# Task instructions:
Restate all of the entries exactly, dropping any pictures they hold.

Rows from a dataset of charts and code
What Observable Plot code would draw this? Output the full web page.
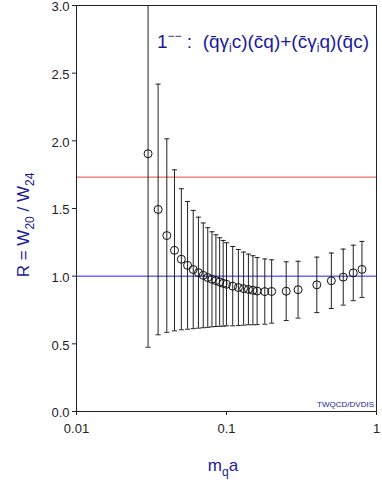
<!DOCTYPE html>
<html><head><meta charset="utf-8">
<script src="https://cdn.jsdelivr.net/npm/d3@7"></script>
<script src="https://cdn.jsdelivr.net/npm/@observablehq/plot@0.6"></script>
<style>body{margin:0;background:#fff}</style>
</head><body><div id="c"></div>
<script>
const mass  = [0.03,0.035,0.04,0.045,0.05,0.055,0.06,0.065,0.07,0.075,0.08,0.085,0.09,0.095,0.1,0.11,0.12,0.13,0.14,0.15,0.16,0.18,0.2,0.25,0.3,0.4,0.5,0.6,0.7,0.8];
const ratio = [1.905,1.493,1.30,1.191,1.125,1.080,1.049,1.026,1.006,0.990,0.977,0.967,0.957,0.947,0.940,0.926,0.916,0.908,0.902,0.896,0.890,0.886,0.887,0.889,0.900,0.936,0.966,0.993,1.024,1.050];
const error = [1.43,0.926,0.715,0.595,0.521,0.472,0.437,0.410,0.387,0.368,0.351,0.339,0.327,0.317,0.307,0.293,0.281,0.270,0.261,0.255,0.248,0.241,0.234,0.217,0.210,0.205,0.205,0.207,0.205,0.207];
const xTicks = [0.01,0.1,1];
const yTicks = [0,0.5,1,1.5,2,2.5,3];
const refLines = [{v:1.732,c:"#e04848"},{v:1,c:"#1f1fff"}];

const data = mass.map((m,i)=>({m, r:ratio[i], lo:ratio[i]-error[i], hi:ratio[i]+error[i]}));
const cap = {draw(ctx){ctx.moveTo(-2.5,0);ctx.lineTo(2.5,0);}};

const chart = Plot.plot({
  width:382, height:491,
  marginLeft:76, marginRight:6, marginTop:5, marginBottom:80,
  style:{fontFamily:"'Liberation Sans', Arial, sans-serif", fontSize:"13px", color:"#222", background:"#fff"},
  x:{type:"log", domain:[0.01,1], label:null},
  y:{domain:[0,3], label:null},
  marks:[
    Plot.axisX({ticks:xTicks, tickFormat:d=>String(d), tickSize:4, tickPadding:8, label:null}),
    Plot.axisY({ticks:yTicks, tickFormat:()=>"", tickSize:4, label:null}),
    Plot.axisY({ticks:yTicks, tickFormat:d=>d.toFixed(1), tickSize:0, tickPadding:7, dy:1.5, label:null}),
    Plot.ruleY(refLines,{y:"v", stroke:"c", strokeWidth:1}),
    Plot.ruleX(data,{x:"m", y1:"lo", y2:"hi", stroke:"#222", strokeWidth:1, clip:true}),
    Plot.dot(data,{x:"m", y:"hi", symbol:cap, stroke:"#222", strokeWidth:1, clip:true}),
    Plot.dot(data,{x:"m", y:"lo", symbol:cap, stroke:"#222", strokeWidth:1, clip:true}),
    Plot.dot(data,{x:"m", y:"r", r:4, stroke:"#111", fill:"none", strokeWidth:1}),
    Plot.frame({stroke:"#222"})
  ]
});
document.getElementById("c").appendChild(chart);

const svg = d3.select(chart);
const navy = "#1a1a99";
const ff = "'Liberation Sans', Arial, sans-serif";
// title
const t = svg.append("text").attr("x",369).attr("y",48).attr("text-anchor","end")
  .attr("fill",navy).style("font-size","19px").style("font-family",ff);
t.append("tspan").text("1");
t.append("tspan").attr("dy",-8).style("font-size","12px").text("\u2212\u2212");
t.append("tspan").attr("dy",8).text(" :  (q\u0304\u03b3");
t.append("tspan").attr("dy",4).style("font-size","12px").text("i");
t.append("tspan").attr("dy",-4).text("c)(c\u0304q)+(c\u0304\u03b3");
t.append("tspan").attr("dy",4).style("font-size","12px").text("i");
t.append("tspan").attr("dy",-4).text("q)(q\u0304c)");
// x label
const xl = svg.append("text").attr("x",223).attr("y",471).attr("text-anchor","middle")
  .attr("fill",navy).style("font-size","17px").style("font-family",ff);
xl.append("tspan").text("m");
xl.append("tspan").attr("dy",5).style("font-size","12px").text("q");
xl.append("tspan").attr("dy",-5).text("a");
// y label
const yl = svg.append("text").attr("transform","translate(29,225) rotate(-90)").attr("text-anchor","middle")
  .attr("fill",navy).style("font-size","17px").style("font-family",ff);
yl.append("tspan").text("R = W");
yl.append("tspan").attr("dy",5).style("font-size","12px").text("20");
yl.append("tspan").attr("dy",-5).text(" / W");
yl.append("tspan").attr("dy",5).style("font-size","12px").text("24");
// credit
svg.append("text").attr("x",374).attr("y",407).attr("text-anchor","end").attr("fill",navy)
  .style("font-size","8px").style("font-family",ff).text("TWQCD/DVDIS");
</script></body></html>
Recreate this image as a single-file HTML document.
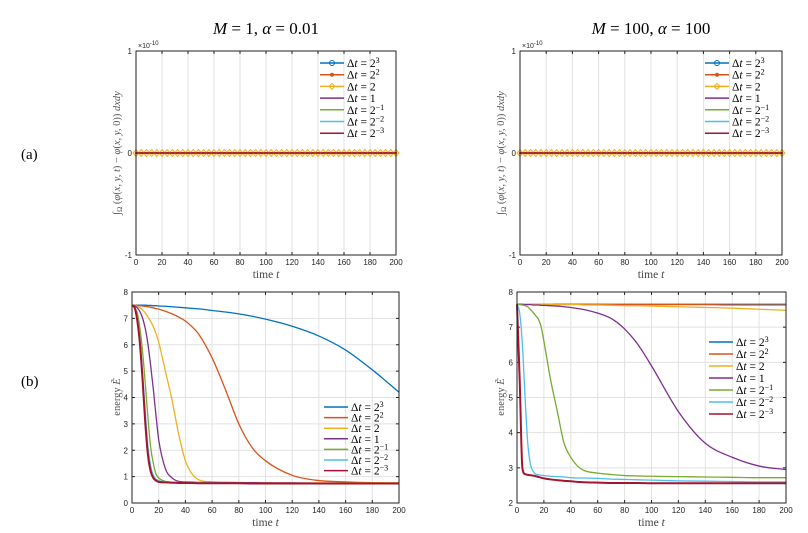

# The solution:
What Observable Plot code would draw this? Output the full web page.
<!DOCTYPE html>
<html><head><meta charset="utf-8">
<script src="https://cdn.jsdelivr.net/npm/d3@7"></script>
<script src="https://cdn.jsdelivr.net/npm/@observablehq/plot@0.6"></script>
<style>body{margin:0;background:#fff}</style>
</head><body><div id="c"></div>
<script>
const mass  = [0.03,0.035,0.04,0.045,0.05,0.055,0.06,0.065,0.07,0.075,0.08,0.085,0.09,0.095,0.1,0.11,0.12,0.13,0.14,0.15,0.16,0.18,0.2,0.25,0.3,0.4,0.5,0.6,0.7,0.8];
const ratio = [1.905,1.493,1.30,1.191,1.125,1.080,1.049,1.026,1.006,0.990,0.977,0.967,0.957,0.947,0.940,0.926,0.916,0.908,0.902,0.896,0.890,0.886,0.887,0.889,0.900,0.936,0.966,0.993,1.024,1.050];
const error = [1.43,0.926,0.715,0.595,0.521,0.472,0.437,0.410,0.387,0.368,0.351,0.339,0.327,0.317,0.307,0.293,0.281,0.270,0.261,0.255,0.248,0.241,0.234,0.217,0.210,0.205,0.205,0.207,0.205,0.207];
const xTicks = [0.01,0.1,1];
const yTicks = [0,0.5,1,1.5,2,2.5,3];
const refLines = [{v:1.732,c:"#e04848"},{v:1,c:"#1f1fff"}];

const data = mass.map((m,i)=>({m, r:ratio[i], lo:ratio[i]-error[i], hi:ratio[i]+error[i]}));
const cap = {draw(ctx){ctx.moveTo(-2.5,0);ctx.lineTo(2.5,0);}};

const chart = Plot.plot({
  width:382, height:491,
  marginLeft:76, marginRight:6, marginTop:5, marginBottom:80,
  style:{fontFamily:"'Liberation Sans', Arial, sans-serif", fontSize:"13px", color:"#222", background:"#fff"},
  x:{type:"log", domain:[0.01,1], label:null},
  y:{domain:[0,3], label:null},
  marks:[
    Plot.axisX({ticks:xTicks, tickFormat:d=>String(d), tickSize:4, tickPadding:8, label:null}),
    Plot.axisY({ticks:yTicks, tickFormat:()=>"", tickSize:4, label:null}),
    Plot.axisY({ticks:yTicks, tickFormat:d=>d.toFixed(1), tickSize:0, tickPadding:7, dy:1.5, label:null}),
    Plot.ruleY(refLines,{y:"v", stroke:"c", strokeWidth:1}),
    Plot.ruleX(data,{x:"m", y1:"lo", y2:"hi", stroke:"#222", strokeWidth:1, clip:true}),
    Plot.dot(data,{x:"m", y:"hi", symbol:cap, stroke:"#222", strokeWidth:1, clip:true}),
    Plot.dot(data,{x:"m", y:"lo", symbol:cap, stroke:"#222", strokeWidth:1, clip:true}),
    Plot.dot(data,{x:"m", y:"r", r:4, stroke:"#111", fill:"none", strokeWidth:1}),
    Plot.frame({stroke:"#222"})
  ]
});
document.getElementById("c").appendChild(chart);

const svg = d3.select(chart);
const navy = "#1a1a99";
const ff = "'Liberation Sans', Arial, sans-serif";
// title
const t = svg.append("text").attr("x",369).attr("y",48).attr("text-anchor","end")
  .attr("fill",navy).style("font-size","19px").style("font-family",ff);
t.append("tspan").text("1");
t.append("tspan").attr("dy",-8).style("font-size","12px").text("\u2212\u2212");
t.append("tspan").attr("dy",8).text(" :  (q\u0304\u03b3");
t.append("tspan").attr("dy",4).style("font-size","12px").text("i");
t.append("tspan").attr("dy",-4).text("c)(c\u0304q)+(c\u0304\u03b3");
t.append("tspan").attr("dy",4).style("font-size","12px").text("i");
t.append("tspan").attr("dy",-4).text("q)(q\u0304c)");
// x label
const xl = svg.append("text").attr("x",223).attr("y",471).attr("text-anchor","middle")
  .attr("fill",navy).style("font-size","17px").style("font-family",ff);
xl.append("tspan").text("m");
xl.append("tspan").attr("dy",5).style("font-size","12px").text("q");
xl.append("tspan").attr("dy",-5).text("a");
// y label
const yl = svg.append("text").attr("transform","translate(29,225) rotate(-90)").attr("text-anchor","middle")
  .attr("fill",navy).style("font-size","17px").style("font-family",ff);
yl.append("tspan").text("R = W");
yl.append("tspan").attr("dy",5).style("font-size","12px").text("20");
yl.append("tspan").attr("dy",-5).text(" / W");
yl.append("tspan").attr("dy",5).style("font-size","12px").text("24");
// credit
svg.append("text").attr("x",374).attr("y",407).attr("text-anchor","end").attr("fill",navy)
  .style("font-size","8px").style("font-family",ff).text("TWQCD/DVDIS");
</script></body></html>
Recreate this image as a single-file HTML document.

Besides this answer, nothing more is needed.